(Source code of charts)
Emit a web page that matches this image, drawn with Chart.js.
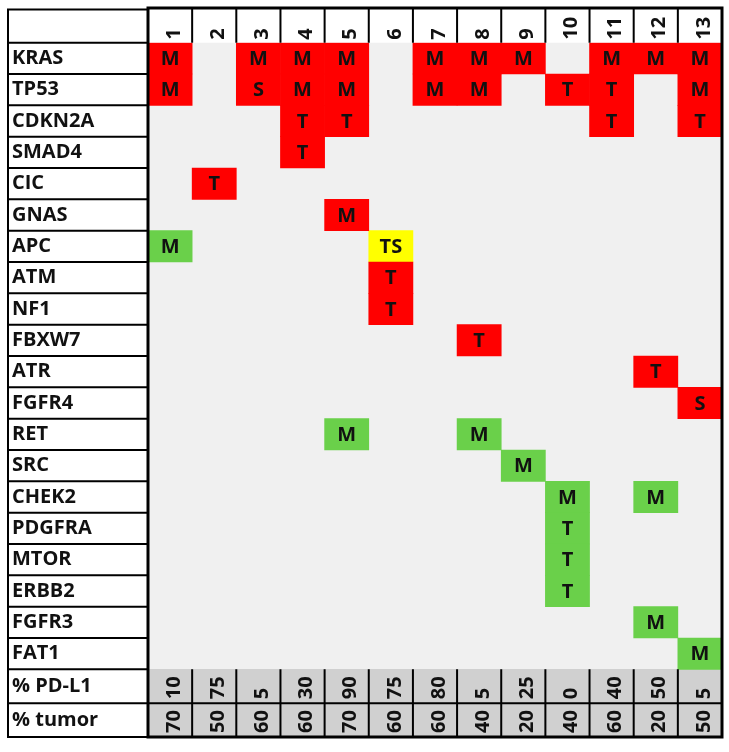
<!DOCTYPE html>
<html>
<head>
<meta charset="utf-8">
<script src="https://cdn.jsdelivr.net/npm/chart.js@4.4.1/dist/chart.umd.min.js"></script>
<style>
  html, body { margin: 0; padding: 0; background: #fff; }
  #wrap { width: 729px; height: 752px; }
</style>
</head>
<body>
<div id="wrap"><canvas id="oncoChart" width="729" height="752"></canvas></div>
<script>
// Columns = patients, rows = genes + two summary rows
const patients = ['1', '2', '3', '4', '5', '6', '7', '8', '9', '10', '11', '12', '13'];
const genes = ['KRAS', 'TP53', 'CDKN2A', 'SMAD4', 'CIC', 'GNAS', 'APC', 'ATM', 'NF1', 'FBXW7',
               'ATR', 'FGFR4', 'RET', 'SRC', 'CHEK2', 'PDGFRA', 'MTOR', 'ERBB2', 'FGFR3', 'FAT1'];
const summaryRows = ['% PD-L1', '% tumor'];
const pdl1 = [10, 75, 5, 30, 90, 75, 80, 5, 25, 0, 40, 50, 5];
const tumor = [70, 50, 60, 60, 70, 60, 60, 40, 20, 40, 60, 20, 50];

// [gene, patient, call]
const redCalls = [
  ['KRAS', '1', 'M'], ['KRAS', '3', 'M'], ['KRAS', '4', 'M'], ['KRAS', '5', 'M'], ['KRAS', '7', 'M'],
  ['KRAS', '8', 'M'], ['KRAS', '9', 'M'], ['KRAS', '11', 'M'], ['KRAS', '12', 'M'], ['KRAS', '13', 'M'],
  ['TP53', '1', 'M'], ['TP53', '3', 'S'], ['TP53', '4', 'M'], ['TP53', '5', 'M'], ['TP53', '7', 'M'],
  ['TP53', '8', 'M'], ['TP53', '10', 'T'], ['TP53', '11', 'T'], ['TP53', '13', 'M'],
  ['CDKN2A', '4', 'T'], ['CDKN2A', '5', 'T'], ['CDKN2A', '11', 'T'], ['CDKN2A', '13', 'T'],
  ['SMAD4', '4', 'T'], ['CIC', '2', 'T'], ['GNAS', '5', 'M'], ['ATM', '6', 'T'], ['NF1', '6', 'T'],
  ['FBXW7', '8', 'T'], ['ATR', '12', 'T'], ['FGFR4', '13', 'S']
];
const greenCalls = [
  ['APC', '1', 'M'], ['RET', '5', 'M'], ['RET', '8', 'M'], ['SRC', '9', 'M'],
  ['CHEK2', '10', 'M'], ['CHEK2', '12', 'M'], ['PDGFRA', '10', 'T'], ['MTOR', '10', 'T'],
  ['ERBB2', '10', 'T'], ['FGFR3', '12', 'M'], ['FAT1', '13', 'M']
];
const yellowCalls = [
  ['APC', '6', 'TS']
];

const allRows = genes.concat(summaryRows);
const SUMMARY_H = 1.08; // summary rows are a bit taller than gene rows
const FONT = { family: '"Open Sans", sans-serif', size: 20, weight: 'bold' };
const FONT_CSS = 'bold 20px "Open Sans", sans-serif';
const INK = '#111';

function rowTop(i) {
  return i <= genes.length ? i : genes.length + (i - genes.length) * SUMMARY_H;
}

function toBars(calls) {
  return calls.map(c => {
    const r = genes.indexOf(c[0]);
    return { x: c[1], y: [rowTop(r), rowTop(r + 1)], call: c[2] };
  });
}

const summaryBars = patients.map(p => ({ x: p, y: [rowTop(genes.length), rowTop(allRows.length)] }));

// text rotated to read bottom-to-top, starting at (px, py)
function upText(ctx, str, px, py) {
  ctx.save();
  ctx.translate(px, py);
  ctx.rotate(-Math.PI / 2);
  ctx.textAlign = 'left';
  ctx.textBaseline = 'middle';
  ctx.fillText(str, 0, 0);
  ctx.restore();
}

// Background, cell texts and table lines
const tablePlugin = {
  id: 'tableGrid',
  beforeDatasetsDraw(chart) {
    const { ctx, chartArea, scales: { y } } = chart;
    const top = y.getPixelForValue(0);
    const bot = y.getPixelForValue(rowTop(genes.length));
    ctx.save();
    ctx.fillStyle = '#f0f0f0';
    ctx.fillRect(chartArea.left, top, chartArea.right - chartArea.left, bot - top);
    ctx.restore();
  },
  afterDatasetsDraw(chart) {
    const { ctx, chartArea, scales: { x, y } } = chart;
    ctx.save();
    ctx.fillStyle = INK;
    ctx.font = FONT_CSS;
    ctx.textAlign = 'center';
    ctx.textBaseline = 'middle';
    chart.data.datasets.forEach((ds, di) => {
      if (!ds.hasCalls) return;
      chart.getDatasetMeta(di).data.forEach((el, i) => {
        ctx.fillText(ds.data[i].call, el.x, (el.y + el.base) / 2 + 1);
      });
    });

    // column headers
    patients.forEach((p, i) => {
      upText(ctx, p, x.getPixelForValue(i) + 4, chartArea.top - 3);
    });

    // summary rows
    [pdl1, tumor].forEach((vals, r) => {
      const yb = y.getPixelForValue(rowTop(genes.length + r + 1)) - 4;
      vals.forEach((v, i) => upText(ctx, String(v), x.getPixelForValue(i) + 4, yb));
    });
    ctx.restore();
  },
  afterDraw(chart) {
    const { ctx, chartArea, scales: { y } } = chart;
    const L = chartArea.left, R = chartArea.right, B = chartArea.bottom;
    const colW = (R - L) / patients.length;
    const gridTop = 8;
    const boxLeft = 8, boxTop = 9.5;
    const sumTop = y.getPixelForValue(rowTop(genes.length));
    ctx.save();
    ctx.strokeStyle = '#000';
    ctx.lineWidth = 2;

    // left label box
    ctx.strokeRect(boxLeft, boxTop, L - boxLeft, B - boxTop);
    ctx.beginPath();
    for (let i = 0; i < allRows.length; i++) {
      const py = y.getPixelForValue(rowTop(i));
      ctx.moveTo(boxLeft, py);
      ctx.lineTo(L, py);
    }
    ctx.stroke();

    // column dividers in header and summary rows
    ctx.beginPath();
    for (let k = 1; k < patients.length; k++) {
      const px = L + k * colW;
      ctx.moveTo(px, gridTop);
      ctx.lineTo(px, chartArea.top);
      ctx.moveTo(px, sumTop);
      ctx.lineTo(px, B);
    }
    const midLine = y.getPixelForValue(rowTop(genes.length + 1));
    ctx.moveTo(L, midLine);
    ctx.lineTo(R, midLine);
    ctx.stroke();

    // heavy outer frame
    ctx.lineWidth = 3;
    ctx.strokeRect(L, gridTop, R - L, B - gridTop);
    ctx.restore();
  }
};

const ctx = document.getElementById('oncoChart').getContext('2d');
new Chart(ctx, {
  type: 'bar',
  data: {
    labels: patients,
    datasets: [
      { label: 'mutation', data: toBars(redCalls), backgroundColor: '#ff0000', hasCalls: true },
      { label: 'other', data: toBars(greenCalls), backgroundColor: '#6ad04a', hasCalls: true },
      { label: 'two', data: toBars(yellowCalls), backgroundColor: '#ffff00', hasCalls: true },
      { label: 'summary', data: summaryBars, backgroundColor: '#d0d0d0' }
    ]
  },
  options: {
    responsive: false,
    animation: false,
    events: [],
    layout: { padding: { top: 8, left: 12, right: 7, bottom: 12 } },
    plugins: {
      legend: { display: false },
      tooltip: { enabled: false }
    },
    datasets: {
      bar: { grouped: false, barPercentage: 1, categoryPercentage: 1, borderWidth: 0 }
    },
    scales: {
      x: {
        type: 'category',
        position: 'top',
        grid: { display: false, drawTicks: false },
        border: { display: false },
        ticks: { display: false },
        afterFit: s => { s.height = 34.7; }
      },
      y: {
        type: 'linear',
        reverse: true,
        min: 0,
        max: rowTop(allRows.length),
        grid: { display: false, drawTicks: false },
        border: { display: false },
        afterBuildTicks: s => {
          s.ticks = allRows.map((_, i) => ({ value: (rowTop(i) + rowTop(i + 1)) / 2 }));
        },
        ticks: {
          crossAlign: 'far',
          autoSkip: false,
          color: INK,
          font: FONT,
          callback: (v, i) => allRows[i]
        },
        afterFit: s => { s.width = 136; }
      }
    }
  },
  plugins: [tablePlugin]
});
</script>
</body>
</html>
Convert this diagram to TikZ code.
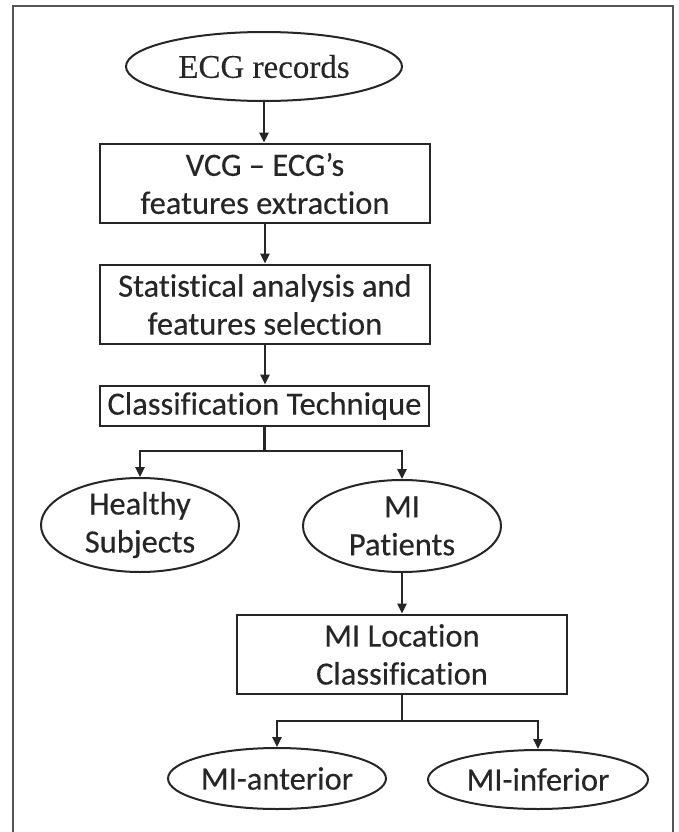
\documentclass[tikz,border=0pt]{standalone}
\usepackage{fontspec}
\newfontfamily\calfont[Ligatures=NoCommon,FakeBold=0.3]{Carlito}
\newfontfamily\tmsfont[FakeBold=0.2]{Liberation Serif}
\usetikzlibrary{shapes.geometric,arrows.meta}
\definecolor{ink}{HTML}{262626}
\definecolor{frame}{HTML}{555555}
\tikzset{
  flowbox/.style={draw=ink, line width=2.8pt, rectangle, inner sep=0pt, text=ink, align=center,
     font=\calfont\fontsize{32.5}{38}\selectfont},
  flowoval/.style={draw=ink, line width=2pt, ellipse, inner sep=0pt, text=ink, align=center,
     font=\calfont\fontsize{32.5}{38}\selectfont},
  flowarrow/.style={draw=ink, line width=2.4pt, -{Triangle[length=10pt,width=9pt]}},
  flowline/.style={draw=ink, line width=2.4pt},
}
\begin{document}
\begin{tikzpicture}[x=1pt,y=-1pt]
\useasboundingbox (0,0) rectangle (678,832);
\fill[white] (0,0) rectangle (678,832);
\draw[frame, line width=1.8pt] (13,6) rectangle (673,845);

\node[flowoval, minimum width=276pt, minimum height=69pt, font=\tmsfont\fontsize{33}{38}\selectfont] (ecg) at (264,66.5) {ECG records};
\node[flowbox, minimum width=330pt, minimum height=79pt] (vcg) at (265,183.5) {VCG – ECG’s\\features extraction};
\node[flowbox, minimum width=330pt, minimum height=79pt] (stat) at (265,304.5) {Statistical analysis and\\features selection};
\node[flowbox, minimum width=329pt, minimum height=40pt] (cls) at (264.5,406) {Classification Technique};
\node[flowoval, minimum width=198pt, minimum height=94pt] (healthy) at (140,525) {Healthy\\Subjects};
\node[flowoval, minimum width=198pt, minimum height=92pt] (mip) at (402,526) {MI\\Patients};
\node[flowbox, minimum width=330pt, minimum height=79pt] (loc) at (402,654.5) {MI Location\\Classification};
\node[flowoval, minimum width=218pt, minimum height=61pt] (ant) at (277,778.5) {MI-anterior};
\node[flowoval, minimum width=220pt, minimum height=59pt] (inf) at (538,779.5) {MI-inferior};

\coordinate (j1) at (264.5,451);
\coordinate (j2) at (402,721);

\draw[flowarrow] (ecg.south) -- (ecg.south |- vcg.north);
\draw[flowarrow] (vcg.south) -- (vcg.south |- stat.north);
\draw[flowarrow] (stat.south) -- (stat.south |- cls.north);
\draw[flowline] (cls.south) -- (j1);
\draw[flowarrow] (j1) -| (healthy.north);
\draw[flowarrow] (j1) -| (mip.north);
\draw[flowarrow] (mip.south) -- (loc.north);
\draw[flowline] (loc.south) -- (j2);
\draw[flowarrow] (j2) -| (ant.north);
\draw[flowarrow] (j2) -| (inf.north);
\end{tikzpicture}
\end{document}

THE REQUEST:
From the first line above down to the line with "60, 20, 50];", reproduce every line and no others, omitting pictures.

ANSWER TO THIS TASK:
Emit a web page that matches this image, drawn with Chart.js.
<!DOCTYPE html>
<html>
<head>
<meta charset="utf-8">
<script src="https://cdn.jsdelivr.net/npm/chart.js@4.4.1/dist/chart.umd.min.js"></script>
<style>
  html, body { margin: 0; padding: 0; background: #fff; }
  #wrap { width: 729px; height: 752px; }
</style>
</head>
<body>
<div id="wrap"><canvas id="oncoChart" width="729" height="752"></canvas></div>
<script>
// Columns = patients, rows = genes + two summary rows
const patients = ['1', '2', '3', '4', '5', '6', '7', '8', '9', '10', '11', '12', '13'];
const genes = ['KRAS', 'TP53', 'CDKN2A', 'SMAD4', 'CIC', 'GNAS', 'APC', 'ATM', 'NF1', 'FBXW7',
               'ATR', 'FGFR4', 'RET', 'SRC', 'CHEK2', 'PDGFRA', 'MTOR', 'ERBB2', 'FGFR3', 'FAT1'];
const summaryRows = ['% PD-L1', '% tumor'];
const pdl1 = [10, 75, 5, 30, 90, 75, 80, 5, 25, 0, 40, 50, 5];
const tumor = [70, 50, 60, 60, 70, 60, 60, 40, 20, 40, 60, 20, 50];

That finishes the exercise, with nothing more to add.